== GOAL ==
Return the material word for word. Do not include the pictures.
______________________________
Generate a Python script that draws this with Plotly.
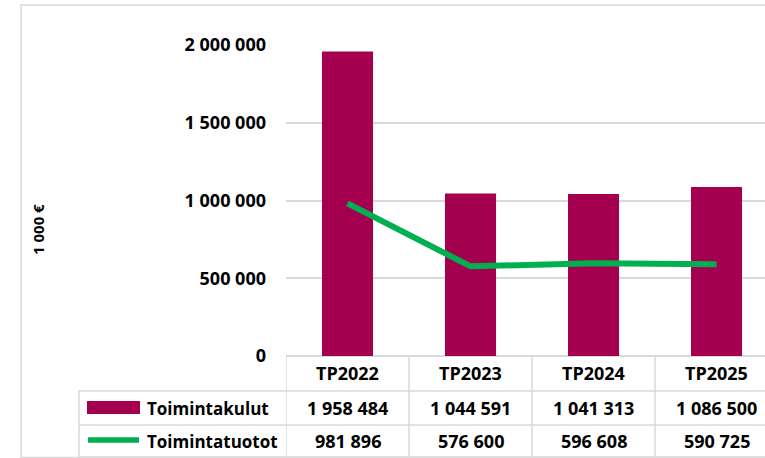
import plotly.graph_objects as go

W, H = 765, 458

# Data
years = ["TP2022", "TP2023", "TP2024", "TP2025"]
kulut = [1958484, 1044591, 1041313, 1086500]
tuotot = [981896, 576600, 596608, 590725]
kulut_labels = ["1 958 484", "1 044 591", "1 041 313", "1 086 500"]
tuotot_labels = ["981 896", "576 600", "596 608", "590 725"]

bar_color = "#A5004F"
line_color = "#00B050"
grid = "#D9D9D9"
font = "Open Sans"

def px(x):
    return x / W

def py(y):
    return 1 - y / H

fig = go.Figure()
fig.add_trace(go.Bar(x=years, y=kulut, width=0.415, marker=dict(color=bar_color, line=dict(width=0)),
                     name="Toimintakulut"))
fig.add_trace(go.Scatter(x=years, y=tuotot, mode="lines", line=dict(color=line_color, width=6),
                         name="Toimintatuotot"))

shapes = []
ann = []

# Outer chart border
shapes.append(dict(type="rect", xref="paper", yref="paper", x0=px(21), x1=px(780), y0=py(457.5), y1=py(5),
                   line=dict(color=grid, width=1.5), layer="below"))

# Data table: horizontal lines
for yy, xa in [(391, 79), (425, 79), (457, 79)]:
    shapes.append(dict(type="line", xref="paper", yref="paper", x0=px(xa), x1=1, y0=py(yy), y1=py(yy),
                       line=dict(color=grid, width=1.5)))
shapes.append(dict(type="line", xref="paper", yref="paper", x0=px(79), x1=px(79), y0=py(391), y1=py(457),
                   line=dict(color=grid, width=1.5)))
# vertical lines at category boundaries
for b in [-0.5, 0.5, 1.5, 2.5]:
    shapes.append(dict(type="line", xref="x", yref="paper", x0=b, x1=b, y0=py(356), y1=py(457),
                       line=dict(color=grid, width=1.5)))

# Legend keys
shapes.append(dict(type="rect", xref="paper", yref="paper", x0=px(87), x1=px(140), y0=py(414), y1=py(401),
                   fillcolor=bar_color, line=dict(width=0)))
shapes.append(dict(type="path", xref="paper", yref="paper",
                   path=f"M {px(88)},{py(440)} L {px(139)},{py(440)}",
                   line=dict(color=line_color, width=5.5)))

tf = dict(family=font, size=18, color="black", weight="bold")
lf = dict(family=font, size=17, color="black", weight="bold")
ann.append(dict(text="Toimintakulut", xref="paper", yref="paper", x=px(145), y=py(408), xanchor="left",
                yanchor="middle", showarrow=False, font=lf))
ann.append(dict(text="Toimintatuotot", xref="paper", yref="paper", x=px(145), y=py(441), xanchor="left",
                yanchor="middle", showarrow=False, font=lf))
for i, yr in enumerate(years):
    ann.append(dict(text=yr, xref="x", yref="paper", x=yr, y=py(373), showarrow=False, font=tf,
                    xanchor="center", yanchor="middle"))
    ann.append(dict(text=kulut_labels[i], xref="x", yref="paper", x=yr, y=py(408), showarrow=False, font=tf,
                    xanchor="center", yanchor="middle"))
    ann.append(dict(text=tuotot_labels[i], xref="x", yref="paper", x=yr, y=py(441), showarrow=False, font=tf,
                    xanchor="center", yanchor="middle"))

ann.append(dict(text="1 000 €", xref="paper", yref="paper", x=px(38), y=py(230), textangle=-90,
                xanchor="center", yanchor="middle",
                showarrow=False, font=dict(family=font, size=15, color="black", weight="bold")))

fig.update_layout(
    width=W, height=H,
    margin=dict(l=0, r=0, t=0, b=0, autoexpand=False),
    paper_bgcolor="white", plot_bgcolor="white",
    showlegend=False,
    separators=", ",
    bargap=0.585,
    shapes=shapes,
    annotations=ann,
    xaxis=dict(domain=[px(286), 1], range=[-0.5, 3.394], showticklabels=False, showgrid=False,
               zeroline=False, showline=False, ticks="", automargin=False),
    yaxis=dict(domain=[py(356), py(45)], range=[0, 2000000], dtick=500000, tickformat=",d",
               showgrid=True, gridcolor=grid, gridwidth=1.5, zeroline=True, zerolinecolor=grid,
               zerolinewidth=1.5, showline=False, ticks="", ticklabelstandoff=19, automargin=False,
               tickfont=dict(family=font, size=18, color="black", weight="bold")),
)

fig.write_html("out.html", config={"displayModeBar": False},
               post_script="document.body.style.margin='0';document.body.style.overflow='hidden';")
______________________________
== EXERCISE OUTPUT ==
Generate a Python script that draws this with Plotly.
import plotly.graph_objects as go

W, H = 765, 458

# Data
years = ["TP2022", "TP2023", "TP2024", "TP2025"]
kulut = [1958484, 1044591, 1041313, 1086500]
tuotot = [981896, 576600, 596608, 590725]
kulut_labels = ["1 958 484", "1 044 591", "1 041 313", "1 086 500"]
tuotot_labels = ["981 896", "576 600", "596 608", "590 725"]

bar_color = "#A5004F"
line_color = "#00B050"
grid = "#D9D9D9"
font = "Open Sans"

def px(x):
    return x / W

def py(y):
    return 1 - y / H

fig = go.Figure()
fig.add_trace(go.Bar(x=years, y=kulut, width=0.415, marker=dict(color=bar_color, line=dict(width=0)),
                     name="Toimintakulut"))
fig.add_trace(go.Scatter(x=years, y=tuotot, mode="lines", line=dict(color=line_color, width=6),
                         name="Toimintatuotot"))

shapes = []
ann = []

# Outer chart border
shapes.append(dict(type="rect", xref="paper", yref="paper", x0=px(21), x1=px(780), y0=py(457.5), y1=py(5),
                   line=dict(color=grid, width=1.5), layer="below"))

# Data table: horizontal lines
for yy, xa in [(391, 79), (425, 79), (457, 79)]:
    shapes.append(dict(type="line", xref="paper", yref="paper", x0=px(xa), x1=1, y0=py(yy), y1=py(yy),
                       line=dict(color=grid, width=1.5)))
shapes.append(dict(type="line", xref="paper", yref="paper", x0=px(79), x1=px(79), y0=py(391), y1=py(457),
                   line=dict(color=grid, width=1.5)))
# vertical lines at category boundaries
for b in [-0.5, 0.5, 1.5, 2.5]:
    shapes.append(dict(type="line", xref="x", yref="paper", x0=b, x1=b, y0=py(356), y1=py(457),
                       line=dict(color=grid, width=1.5)))

# Legend keys
shapes.append(dict(type="rect", xref="paper", yref="paper", x0=px(87), x1=px(140), y0=py(414), y1=py(401),
                   fillcolor=bar_color, line=dict(width=0)))
shapes.append(dict(type="path", xref="paper", yref="paper",
                   path=f"M {px(88)},{py(440)} L {px(139)},{py(440)}",
                   line=dict(color=line_color, width=5.5)))

tf = dict(family=font, size=18, color="black", weight="bold")
lf = dict(family=font, size=17, color="black", weight="bold")
ann.append(dict(text="Toimintakulut", xref="paper", yref="paper", x=px(145), y=py(408), xanchor="left",
                yanchor="middle", showarrow=False, font=lf))
ann.append(dict(text="Toimintatuotot", xref="paper", yref="paper", x=px(145), y=py(441), xanchor="left",
                yanchor="middle", showarrow=False, font=lf))
for i, yr in enumerate(years):
    ann.append(dict(text=yr, xref="x", yref="paper", x=yr, y=py(373), showarrow=False, font=tf,
                    xanchor="center", yanchor="middle"))
    ann.append(dict(text=kulut_labels[i], xref="x", yref="paper", x=yr, y=py(408), showarrow=False, font=tf,
                    xanchor="center", yanchor="middle"))
    ann.append(dict(text=tuotot_labels[i], xref="x", yref="paper", x=yr, y=py(441), showarrow=False, font=tf,
                    xanchor="center", yanchor="middle"))

ann.append(dict(text="1 000 €", xref="paper", yref="paper", x=px(38), y=py(230), textangle=-90,
                xanchor="center", yanchor="middle",
                showarrow=False, font=dict(family=font, size=15, color="black", weight="bold")))

fig.update_layout(
    width=W, height=H,
    margin=dict(l=0, r=0, t=0, b=0, autoexpand=False),
    paper_bgcolor="white", plot_bgcolor="white",
    showlegend=False,
    separators=", ",
    bargap=0.585,
    shapes=shapes,
    annotations=ann,
    xaxis=dict(domain=[px(286), 1], range=[-0.5, 3.394], showticklabels=False, showgrid=False,
               zeroline=False, showline=False, ticks="", automargin=False),
    yaxis=dict(domain=[py(356), py(45)], range=[0, 2000000], dtick=500000, tickformat=",d",
               showgrid=True, gridcolor=grid, gridwidth=1.5, zeroline=True, zerolinecolor=grid,
               zerolinewidth=1.5, showline=False, ticks="", ticklabelstandoff=19, automargin=False,
               tickfont=dict(family=font, size=18, color="black", weight="bold")),
)

fig.write_html("out.html", config={"displayModeBar": False},
               post_script="document.body.style.margin='0';document.body.style.overflow='hidden';")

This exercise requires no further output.